Sustained Moving Average and VWAP Confirmation with Volume Support
Pattern:
Technical confirmation is most robust when multiple trend and flow indicators align.
For COS, a repeatable buy signal is when a short-term moving average (e.g., 10–20 EMA) crosses above a medium-term moving average (e.g., 50 SMA), price consolidates above the VWAP for the session or multi-session period, and on‑chain or exchange volumes increase relative to prior baselines.
Why it matters:
Moving average crossovers alone can give false signals in choppy markets.
Adding VWAP and volume filters helps ensure that the breakout is backed by real capital and not just thin liquidity or noise.
How to monitor:
Maintain chart alerts for MA crossovers across relevant timeframes (intraday 1–4h and daily), calculate VWAP and check whether price consistently closes above VWAP for several candles, and compare traded volume to 7/14/30 period averages to confirm increased participation.
Repeatable trigger examples:
10/20 EMA crosses over 50 SMA on the daily chart, price closes above daily VWAP for 3 consecutive days, and daily trading volume > 120% of 14‑day average.

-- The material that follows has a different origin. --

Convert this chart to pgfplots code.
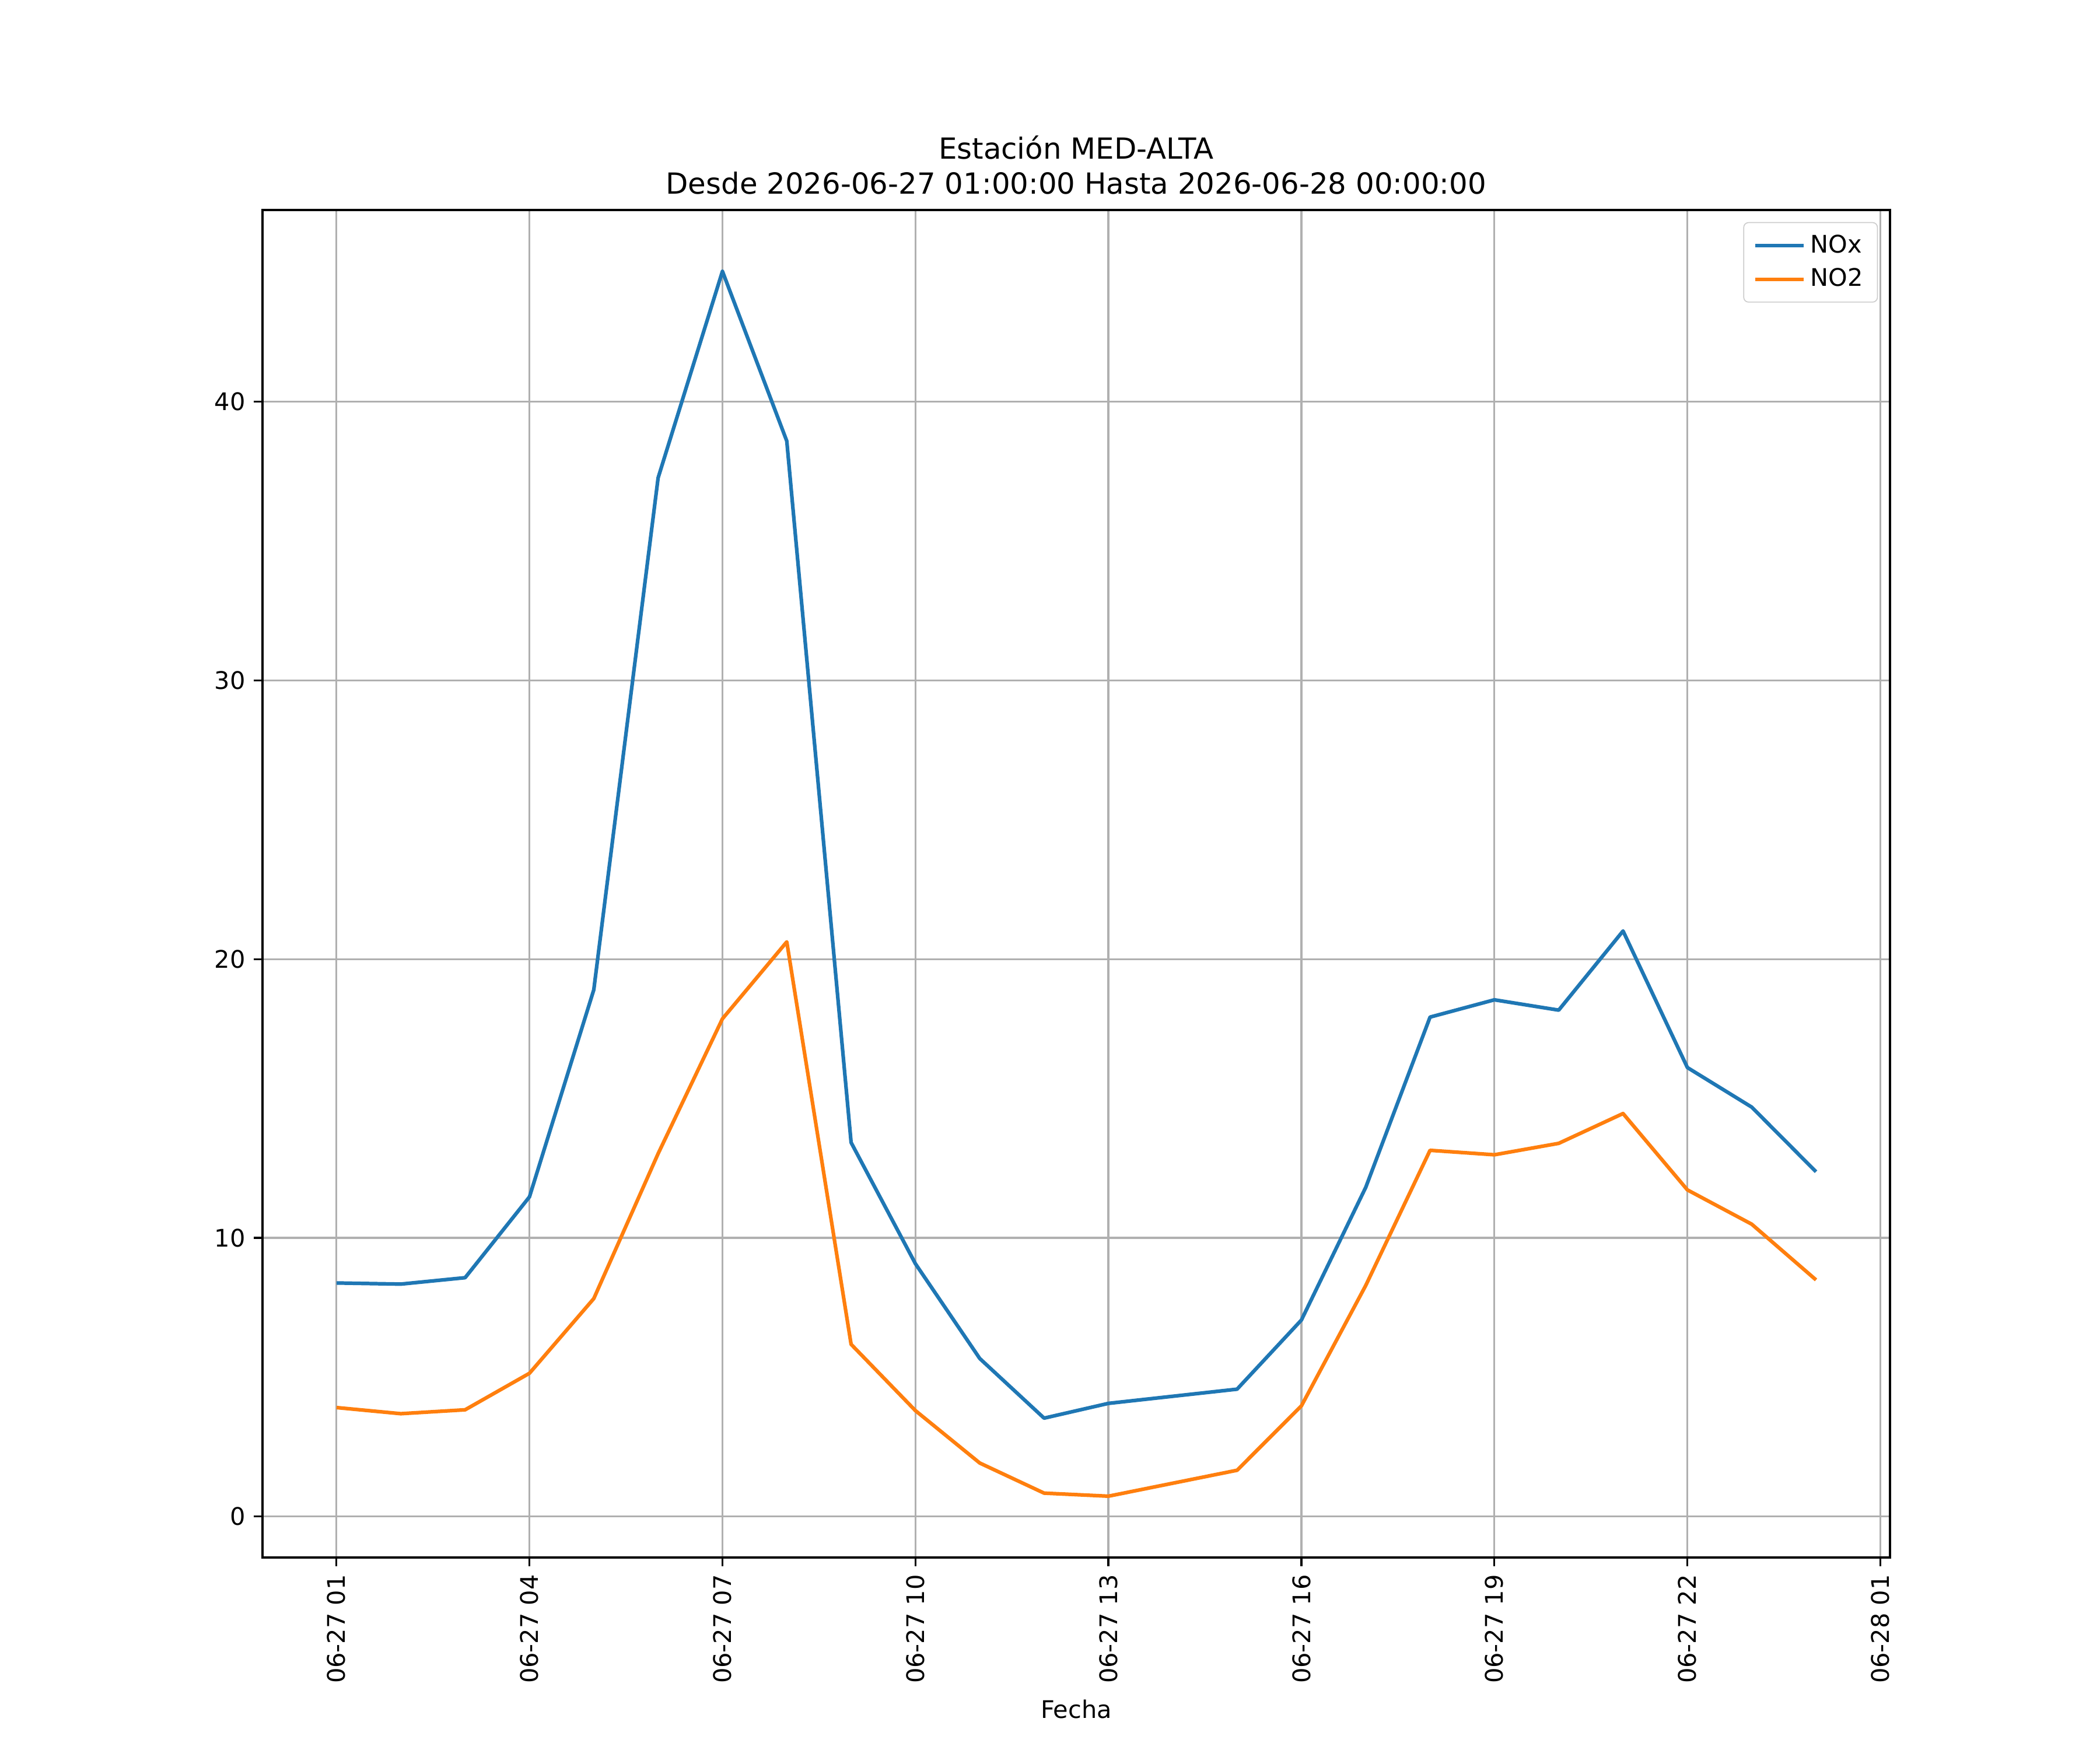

Confirmation on a lower timeframe (e.g., 4h) can provide execution windows for entries with tighter risk.
Execution rules:
Use staged entries on retests to the VWAP or the short MA with stop-losses below the medium MA or a volatility‑adjusted ATR level.
Limitations and caveats:
In strong macro risk-off regimes this technical alignment can still fail; always validate technicals against broader market regime indicators and onchain liquidity context.
Conversely, the inverse configuration (short MA crossing down, price below VWAP, rising sell volume) is a repeatable bearish pattern.